## Source data:

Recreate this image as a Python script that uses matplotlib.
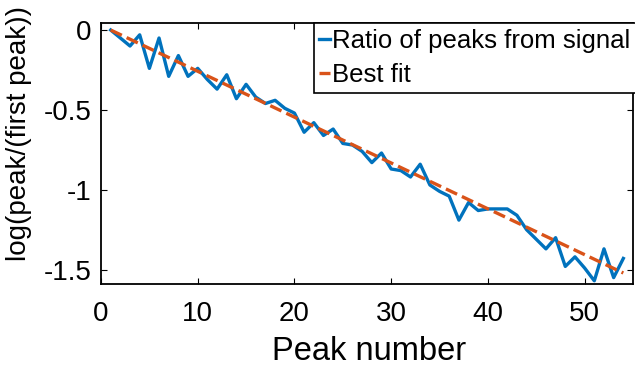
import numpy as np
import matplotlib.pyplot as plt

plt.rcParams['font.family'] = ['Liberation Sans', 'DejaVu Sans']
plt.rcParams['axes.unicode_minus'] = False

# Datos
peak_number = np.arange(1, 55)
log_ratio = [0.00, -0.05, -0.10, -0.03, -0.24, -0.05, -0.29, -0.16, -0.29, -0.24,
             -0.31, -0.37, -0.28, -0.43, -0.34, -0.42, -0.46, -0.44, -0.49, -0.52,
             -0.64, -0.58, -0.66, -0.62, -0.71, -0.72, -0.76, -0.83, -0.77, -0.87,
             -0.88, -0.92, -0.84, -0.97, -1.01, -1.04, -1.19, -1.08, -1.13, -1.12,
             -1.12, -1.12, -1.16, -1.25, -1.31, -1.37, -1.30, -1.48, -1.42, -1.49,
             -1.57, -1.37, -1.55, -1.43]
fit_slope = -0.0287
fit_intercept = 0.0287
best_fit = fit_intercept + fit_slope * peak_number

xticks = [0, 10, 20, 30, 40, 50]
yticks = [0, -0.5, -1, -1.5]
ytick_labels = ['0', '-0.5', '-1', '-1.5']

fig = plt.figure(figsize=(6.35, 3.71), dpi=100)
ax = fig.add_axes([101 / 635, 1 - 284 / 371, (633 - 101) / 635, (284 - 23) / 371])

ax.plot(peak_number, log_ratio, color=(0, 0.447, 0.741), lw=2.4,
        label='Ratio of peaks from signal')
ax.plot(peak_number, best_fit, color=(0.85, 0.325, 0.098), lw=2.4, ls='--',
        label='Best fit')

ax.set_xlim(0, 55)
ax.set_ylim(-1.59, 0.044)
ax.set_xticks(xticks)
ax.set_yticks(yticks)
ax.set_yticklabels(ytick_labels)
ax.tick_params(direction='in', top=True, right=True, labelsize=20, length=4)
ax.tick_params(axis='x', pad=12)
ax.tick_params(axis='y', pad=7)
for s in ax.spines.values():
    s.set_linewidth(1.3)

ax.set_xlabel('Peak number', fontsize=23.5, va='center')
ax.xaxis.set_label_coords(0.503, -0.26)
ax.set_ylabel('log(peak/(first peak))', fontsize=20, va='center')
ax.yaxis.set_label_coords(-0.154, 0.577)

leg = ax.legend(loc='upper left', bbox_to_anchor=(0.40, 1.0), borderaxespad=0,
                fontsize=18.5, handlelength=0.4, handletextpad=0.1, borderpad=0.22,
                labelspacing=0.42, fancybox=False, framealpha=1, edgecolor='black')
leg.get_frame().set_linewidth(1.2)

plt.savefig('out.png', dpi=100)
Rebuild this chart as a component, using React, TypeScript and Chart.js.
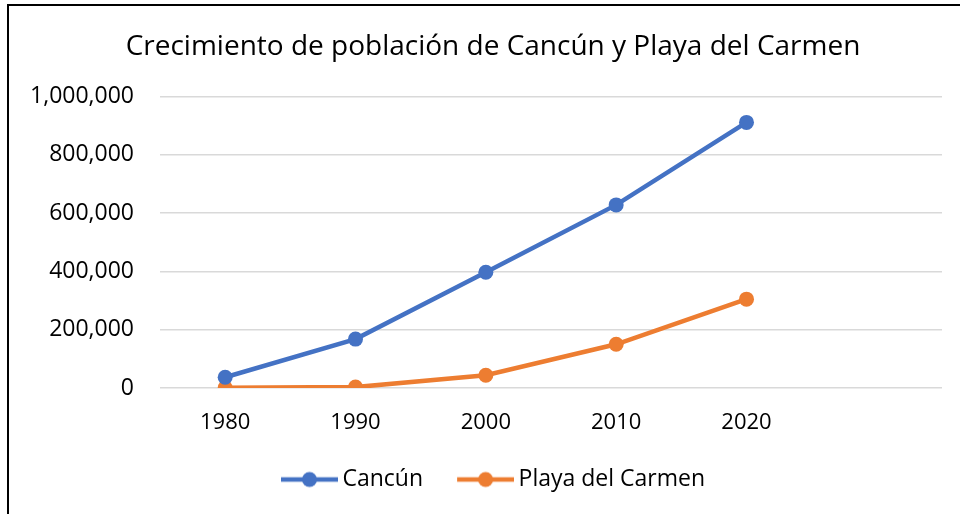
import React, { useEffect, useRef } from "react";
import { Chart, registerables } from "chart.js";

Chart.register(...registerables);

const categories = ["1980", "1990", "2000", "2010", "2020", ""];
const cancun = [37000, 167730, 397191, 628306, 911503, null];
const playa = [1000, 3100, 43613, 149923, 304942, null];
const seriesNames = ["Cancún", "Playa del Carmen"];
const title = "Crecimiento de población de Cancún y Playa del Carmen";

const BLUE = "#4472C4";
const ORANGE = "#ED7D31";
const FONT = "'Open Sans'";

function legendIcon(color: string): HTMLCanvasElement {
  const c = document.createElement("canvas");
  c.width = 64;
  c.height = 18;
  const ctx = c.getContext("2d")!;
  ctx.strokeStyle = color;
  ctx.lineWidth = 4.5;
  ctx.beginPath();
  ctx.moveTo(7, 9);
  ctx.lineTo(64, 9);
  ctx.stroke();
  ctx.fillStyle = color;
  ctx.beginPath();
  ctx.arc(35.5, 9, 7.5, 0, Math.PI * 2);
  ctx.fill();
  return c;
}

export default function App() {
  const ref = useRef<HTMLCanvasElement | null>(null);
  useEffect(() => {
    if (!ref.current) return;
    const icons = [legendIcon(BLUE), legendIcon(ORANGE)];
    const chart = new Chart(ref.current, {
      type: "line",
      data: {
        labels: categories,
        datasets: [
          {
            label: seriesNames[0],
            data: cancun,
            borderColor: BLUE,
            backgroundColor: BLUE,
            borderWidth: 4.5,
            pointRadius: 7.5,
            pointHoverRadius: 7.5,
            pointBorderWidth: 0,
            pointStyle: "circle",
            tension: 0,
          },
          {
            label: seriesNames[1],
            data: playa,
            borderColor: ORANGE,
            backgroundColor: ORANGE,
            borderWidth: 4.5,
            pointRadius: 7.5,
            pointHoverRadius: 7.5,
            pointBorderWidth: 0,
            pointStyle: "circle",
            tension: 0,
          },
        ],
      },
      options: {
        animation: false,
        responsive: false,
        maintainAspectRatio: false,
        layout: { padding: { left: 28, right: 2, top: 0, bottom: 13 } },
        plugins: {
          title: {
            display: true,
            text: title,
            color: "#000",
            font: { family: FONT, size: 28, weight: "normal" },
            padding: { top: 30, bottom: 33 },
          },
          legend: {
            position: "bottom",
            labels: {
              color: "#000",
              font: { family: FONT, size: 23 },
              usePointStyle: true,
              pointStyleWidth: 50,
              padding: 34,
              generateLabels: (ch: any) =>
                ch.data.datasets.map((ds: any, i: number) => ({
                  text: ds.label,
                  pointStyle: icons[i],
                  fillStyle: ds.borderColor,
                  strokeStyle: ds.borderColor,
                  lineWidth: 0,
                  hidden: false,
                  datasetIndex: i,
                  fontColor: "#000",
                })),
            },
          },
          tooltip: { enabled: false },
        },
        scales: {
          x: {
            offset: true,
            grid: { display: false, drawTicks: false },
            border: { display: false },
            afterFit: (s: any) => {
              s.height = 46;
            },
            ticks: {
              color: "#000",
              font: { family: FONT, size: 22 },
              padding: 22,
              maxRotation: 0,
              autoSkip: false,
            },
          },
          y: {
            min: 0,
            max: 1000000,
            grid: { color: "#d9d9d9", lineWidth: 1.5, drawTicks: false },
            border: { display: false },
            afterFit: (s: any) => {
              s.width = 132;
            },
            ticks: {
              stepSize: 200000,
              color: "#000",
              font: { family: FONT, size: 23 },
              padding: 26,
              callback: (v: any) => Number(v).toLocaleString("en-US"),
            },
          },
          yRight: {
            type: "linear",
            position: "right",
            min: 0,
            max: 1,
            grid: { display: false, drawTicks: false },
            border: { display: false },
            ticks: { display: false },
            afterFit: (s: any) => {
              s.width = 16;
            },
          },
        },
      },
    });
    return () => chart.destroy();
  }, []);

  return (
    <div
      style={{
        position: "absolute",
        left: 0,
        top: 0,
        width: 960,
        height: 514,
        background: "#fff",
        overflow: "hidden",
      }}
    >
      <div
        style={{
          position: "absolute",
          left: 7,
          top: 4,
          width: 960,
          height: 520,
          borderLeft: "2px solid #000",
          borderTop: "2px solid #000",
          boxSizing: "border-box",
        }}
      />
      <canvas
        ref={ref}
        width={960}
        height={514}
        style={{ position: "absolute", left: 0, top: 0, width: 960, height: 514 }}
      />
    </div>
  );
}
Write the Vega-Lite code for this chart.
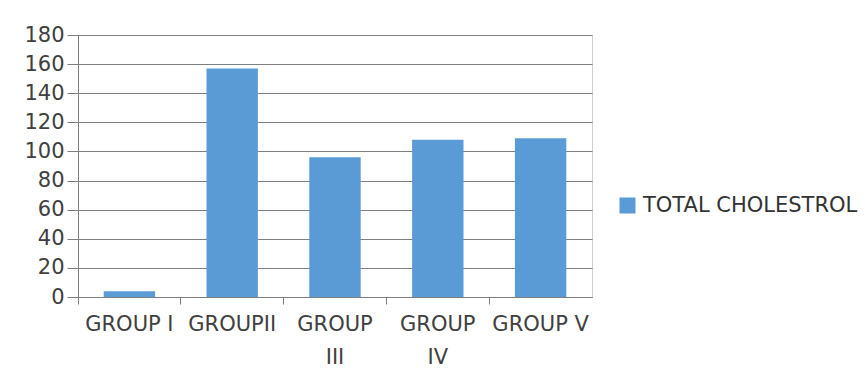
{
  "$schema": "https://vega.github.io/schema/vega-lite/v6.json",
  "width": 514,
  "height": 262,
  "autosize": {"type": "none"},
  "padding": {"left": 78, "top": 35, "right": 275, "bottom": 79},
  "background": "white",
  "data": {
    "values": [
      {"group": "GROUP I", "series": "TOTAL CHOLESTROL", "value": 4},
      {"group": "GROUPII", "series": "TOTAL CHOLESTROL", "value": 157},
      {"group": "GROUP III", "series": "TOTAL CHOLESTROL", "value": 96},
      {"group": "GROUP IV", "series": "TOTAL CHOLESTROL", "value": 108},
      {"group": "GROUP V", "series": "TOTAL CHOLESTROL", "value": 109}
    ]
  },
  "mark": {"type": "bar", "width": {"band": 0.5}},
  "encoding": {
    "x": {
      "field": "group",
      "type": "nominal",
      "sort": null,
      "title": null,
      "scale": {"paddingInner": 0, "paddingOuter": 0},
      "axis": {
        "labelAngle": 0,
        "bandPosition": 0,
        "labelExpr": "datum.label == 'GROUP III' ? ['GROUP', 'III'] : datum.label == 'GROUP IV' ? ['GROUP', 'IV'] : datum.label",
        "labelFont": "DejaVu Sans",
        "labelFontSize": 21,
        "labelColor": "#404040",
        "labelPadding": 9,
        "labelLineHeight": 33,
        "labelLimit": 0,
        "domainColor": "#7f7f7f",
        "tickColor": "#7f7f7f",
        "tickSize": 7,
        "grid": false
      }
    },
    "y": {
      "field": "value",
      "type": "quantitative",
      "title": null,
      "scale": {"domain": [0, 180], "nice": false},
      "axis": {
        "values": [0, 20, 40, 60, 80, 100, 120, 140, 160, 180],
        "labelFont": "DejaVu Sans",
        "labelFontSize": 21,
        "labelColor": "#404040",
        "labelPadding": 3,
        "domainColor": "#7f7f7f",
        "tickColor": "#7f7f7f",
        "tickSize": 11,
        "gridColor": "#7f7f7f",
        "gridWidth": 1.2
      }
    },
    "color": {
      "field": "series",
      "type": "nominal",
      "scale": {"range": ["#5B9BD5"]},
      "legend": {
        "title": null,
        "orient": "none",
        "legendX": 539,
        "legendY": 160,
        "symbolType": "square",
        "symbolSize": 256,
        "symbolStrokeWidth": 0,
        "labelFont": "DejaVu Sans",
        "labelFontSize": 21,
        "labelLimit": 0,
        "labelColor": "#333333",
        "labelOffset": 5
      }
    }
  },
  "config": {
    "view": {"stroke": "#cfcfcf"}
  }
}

## Goal of the exercise:
From the records above, copy only the lines running from the line containing "Rebuild this chart" to the line containing "Chart.register(...registerables);", both ends included. Leave the pictures out.

## Response to the task:
Rebuild this chart as a component, using React, TypeScript and Chart.js.
import React, { useEffect, useRef } from "react";
import { Chart, registerables } from "chart.js";

Chart.register(...registerables);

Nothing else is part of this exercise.